DIFFERENT KINDS OF SOIL (continued.)
Too Long; Didn't Read
“Limestone is the rock from which lime is obtained. It is composed of carbonic acid and lime. To obtain the latter, the limestone is subjected to intense heat in a furnace or lime-kiln. The carbonic acid escapes, is dissipated in the air, and only the lime remains. In arable land limestone is found rather often in smaller or larger pieces, but more frequently as a fine powder which the eye can scarcely distinguish from the other constituents, especially clay. The water of rivers and other streams almost always contains a small proportion of dissolved limestone. Thence comes the thin layer of stone that accumulates little by little on the inner surface of bottles, coating the glass.

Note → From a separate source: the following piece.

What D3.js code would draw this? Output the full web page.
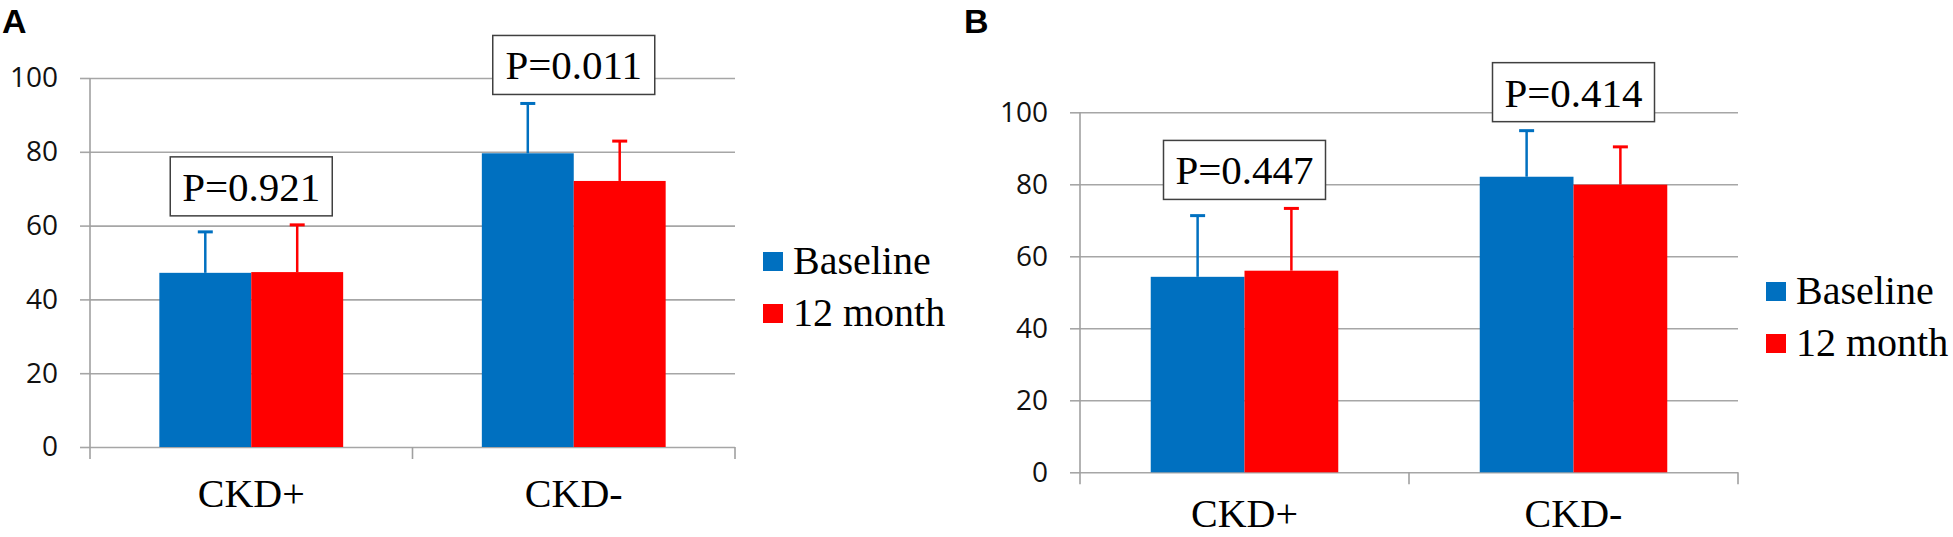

Some waters contain enough of this dissolved limestone to deposit a mineral crust on objects immersed in them, as mosses and aquatic plants, and to obstruct their aqueducts. The clearest water, in which no foreign substance can be seen, absolutely none, nevertheless contains dissolved limestone, just as sweetened water contains invisible sugar. In drinking a glass of water we drink a little stone at the same time. Our body, in order to grow strong and increase in size, [26]needs considerable calcareous matter for the formation of bones, which are to us what its solid framework is to a building. This material, so necessary to us, is not created by us; we obtain it from our food and drink. Water plays its part in furnishing this limestone, which it furnishes also to plants; they all contain a greater or less proportion of this mineral matter.